There are two parallel and separate issues around Rangers: the financing of the club and control of its boardroom. Accepting Ashley's £10m loan package yesterday was a way of addressing the former but had no impact on the latter. Still, it was a deeply dispiriting development for those who want to reclaim and run Rangers because it burrowed Ashley ever deeper into the club's retail and commercial activities and it will not be quick, easy or cheap for King to disentangle him.

The devil is in the detail because the exact terms and conditions for Ashley's loan remain unknown. If King does secure control he will have to either continue working under the terms of Ashley's latest credit facility or else find the money to pay him off. Would there be an early repayment charge for doing that? That is one of the unknowns. Of the initial £5m going into the club from this new Sports Direct loan £3m will be used to pay off the loan advanced by another Ashley company, MASH Holdings, over October and November. That leaves £2m, a chunk of which will be eaten up by meeting the January payroll this Thursday. In no time at all Rangers will have to activate the second £10m loan.

The conditions might be described as onerous. Ashley already owned 49 percent of Rangers Retail and until the loan is repaid he has another 26 percent of it. Most of the shirt sponorship income from 2017 will go to Sports Direct, not Rangers, until the debt is cleared. And the loan is secured by a floating charge over the club's assets and fixed charges over Murray Park, Edmiston House, the Albion car park and Rangers' registered trademarks. For King, Park and their supporters that sounds like an awful lot to put at risk for the sake of £10m when Park's consortium was prepared to loan £6.5m, or more if required, which would be secured against only Murray Park and have no implications for the trademark or future revenue streams.

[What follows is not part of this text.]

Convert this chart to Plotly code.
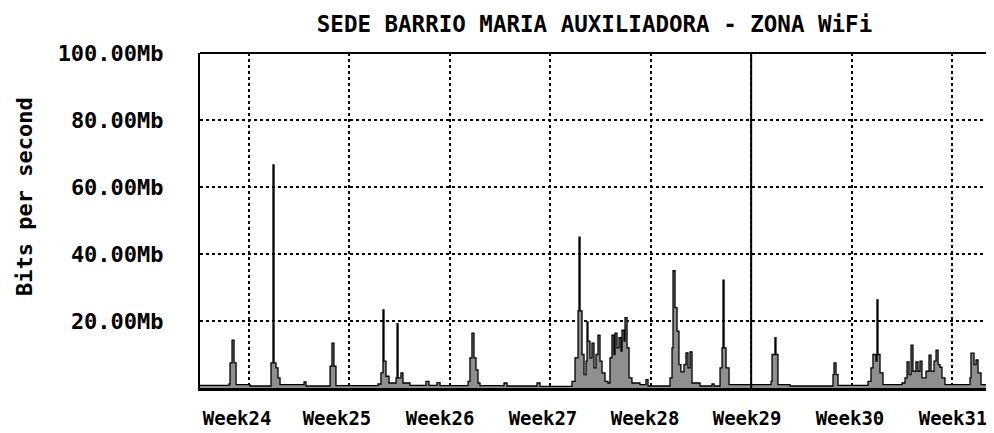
import plotly.graph_objects as go

# ---- data (x in week units, y in Mb/s) ----
weeks = [23.512, 23.801, 23.811, 23.831, 23.851, 23.871, 24.010,
         24.219, 24.239, 24.249, 24.269, 24.289, 24.309, 24.548, 24.568,
         24.807, 24.826, 24.846, 24.866, 25.284, 25.314, 25.334, 25.344,
         25.364, 25.394, 25.464, 25.474, 25.484, 25.513, 25.533, 25.603,
         25.762, 25.792, 25.872, 25.902, 26.181, 26.200, 26.220, 26.240,
         26.260, 26.280, 26.300, 26.539, 26.569, 26.868, 26.898,
         27.216, 27.246, 27.276, 27.286, 27.296, 27.316, 27.336, 27.356,
         27.366, 27.375, 27.395, 27.415, 27.435, 27.455, 27.475, 27.495,
         27.515, 27.545, 27.574, 27.594, 27.614, 27.634, 27.644, 27.664,
         27.684, 27.704, 27.714, 27.734, 27.744, 27.764, 27.784, 27.813,
         27.893, 27.953, 27.973,
         28.192, 28.212, 28.222, 28.242, 28.262, 28.281, 28.301, 28.331,
         28.351, 28.371, 28.391, 28.411, 28.491, 28.610, 28.630,
         28.690, 28.710, 28.720, 28.730, 28.750, 28.780,
         29.198, 29.208, 29.237, 29.247, 29.267, 29.387,
         29.815, 29.825, 29.845, 29.865,
         30.163, 30.193, 30.213, 30.243, 30.253, 30.263, 30.283, 30.313,
         30.502, 30.532, 30.552, 30.572, 30.592, 30.611, 30.641, 30.661,
         30.681, 30.701, 30.741, 30.771, 30.791, 30.821, 30.841, 30.861,
         30.880, 30.900, 30.930,
         31.179, 31.189, 31.219, 31.239, 31.259, 31.289, 31.418]
mbps = [0.8, 1.2, 7.5, 14.3, 7.5, 1.0, 0.6,
        7.5, 66.6, 7.5, 6.0, 3.0, 1.0, 1.8, 0.6,
        6.5, 13.4, 6.5, 0.7, 1.2, 4.5, 23.3, 8.0,
        3.5, 1.5, 3.0, 19.2, 3.0, 4.5, 1.5, 0.8,
        2.0, 0.8, 1.6, 0.7, 2.0, 9.0, 16.4, 9.0,
        5.4, 1.5, 0.7, 1.5, 0.6, 1.5, 0.5,
        2.0, 9.0, 23.0, 45.0, 23.0, 10.0, 4.0, 8.0,
        19.7, 14.0, 9.0, 13.4, 6.0, 10.0, 15.8, 8.0,
        4.5, 2.0, 1.5, 9.0, 15.8, 10.0, 16.4, 12.0,
        15.0, 11.0, 17.3, 14.0, 21.0, 12.0, 3.0, 1.5,
        1.0, 2.5, 0.6,
        3.0, 12.0, 35.0, 24.0, 17.0, 7.0, 4.8, 7.0,
        10.5, 6.0, 10.8, 1.5, 0.6, 1.2, 0.6,
        6.0, 12.0, 32.2, 12.0, 6.0, 1.0,
        2.0, 10.0, 15.0, 10.0, 1.0, 0.6,
        4.0, 7.5, 4.0, 0.8,
        2.0, 6.0, 10.0, 8.0, 26.3, 10.0, 4.5, 1.0,
        1.5, 3.0, 7.8, 4.0, 12.8, 5.0, 7.8, 5.0,
        8.0, 3.0, 5.0, 9.8, 5.0, 8.0, 11.3, 7.0,
        6.2, 3.0, 1.0,
        3.0, 10.4, 7.0, 8.4, 4.5, 1.0, 0.8]

week_grid = [24, 25, 26, 27, 28, 29, 30, 31]
week_label_pos = [23.881, 24.876, 25.902, 26.927, 27.943, 28.959, 29.984, 31.010]
week_labels = ["Week24", "Week25", "Week26", "Week27", "Week28", "Week29", "Week30", "Week31"]
y_ticks = [20, 40, 60, 80, 100]
y_labels = ["20.00Mb", "40.00Mb", "60.00Mb", "80.00Mb", "100.00Mb"]
month_mark = 29

FONT = "DejaVu Sans Mono"
FS = 22
# the page body has an 8px margin, so the figure is drawn 8px smaller
W, H = 986, 425

def b(t):
    return "<b>" + t + "</b>"

fig = go.Figure()
fig.add_trace(go.Scatter(
    x=weeks, y=mbps, mode="lines", line_shape="hv",
    line=dict(color="black", width=1.3),
    fill="tozeroy", fillcolor="#8f8f8f", hoverinfo="skip", showlegend=False))

fig.update_layout(
    width=W, height=H,
    margin=dict(l=192, r=0, t=45, b=45, autoexpand=False),
    paper_bgcolor="white", plot_bgcolor="white",
    font=dict(family=FONT, size=FS, color="black"),
    title=dict(text=b("SEDE BARRIO MARIA AUXILIADORA - ZONA WiFi"),
               x=586.5 / W, xanchor="center", y=1 - 16 / H, yanchor="middle",
               font=dict(family=FONT, size=22.5, color="black"), automargin=False),
    showlegend=False,
)
fig.update_xaxes(
    range=[23.512, 31.418], tickmode="array", tickvals=week_label_pos,
    ticktext=[b(t) for t in week_labels],
    showgrid=False, zeroline=False, ticks="", ticklabelstandoff=11, automargin=False,
    showline=True, linecolor="black", linewidth=3,
    minor=dict(tickmode="array", tickvals=week_grid, showgrid=True,
               gridcolor="black", griddash="dot", gridwidth=2, ticks=""),
    tickfont=dict(family=FONT, size=19, color="black"),
)
fig.update_yaxes(
    range=[0, 100], tickmode="array", tickvals=y_ticks,
    ticktext=[b(t) for t in y_labels],
    showgrid=True, gridcolor="black", griddash="dot", gridwidth=2,
    zeroline=False, ticks="", ticklabelstandoff=30, automargin=False,
    showline=True, linecolor="black", linewidth=2,
    tickfont=dict(family=FONT, size=FS, color="black"),
)
# solid month marker and top border
fig.add_shape(type="line", xref="x", yref="y", x0=month_mark, x1=month_mark, y0=0, y1=100,
              line=dict(color="black", width=2))
fig.add_shape(type="line", xref="paper", yref="paper", x0=0, x1=1, y0=1, y1=1,
              line=dict(color="black", width=2))
fig.add_annotation(text=b("Bits per second"), xref="paper", yref="paper",
                   x=(16 - 192) / 794, y=(388 - 197) / 335, textangle=-90,
                   showarrow=False, xanchor="center", yanchor="middle",
                   font=dict(family=FONT, size=FS, color="black"))

fig.write_html("out.html")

The Park group had the money to see Rangers through to a share issue which the board announced at the Annual General Meeting in December. Instead Ashley's board went with Ashley's offer, and supporters were left to look with exasperation and horror at how coldly and cleverly he has tied things up before the possible takeover by King and his men.

It all sounded very different in August, 2012, when the Rangers chief executive at the time first trumpeted the idea of getting Ashley on board and reeled off the benefits he would bring to the club. "What Mike will do, subject to all the agreements going through, is bring the might of Sports Direct and that in itself, in my mind, will bring between £5m and £10m a year from merchandising revenues back into the club. That is far, far more worthwhile than Mike individually signing a cheque. It is about sustainability. It is about continuing revenues. It is about developing the brand and doing it worldwide." The words were Charles Green's.

£5m and £10m a year from Ashley? That's the level of money that's coming in all right, but not in merchandising revenue. As things stand Ashley has Rangers where he wants them and he is only £2m down - a figure which will be repaid to him - plus whatever he spent to buy his 8.9 percent stake. If King gets in, he will take charge of a club which looks like it has been reduced to a host organ for Sports Direct.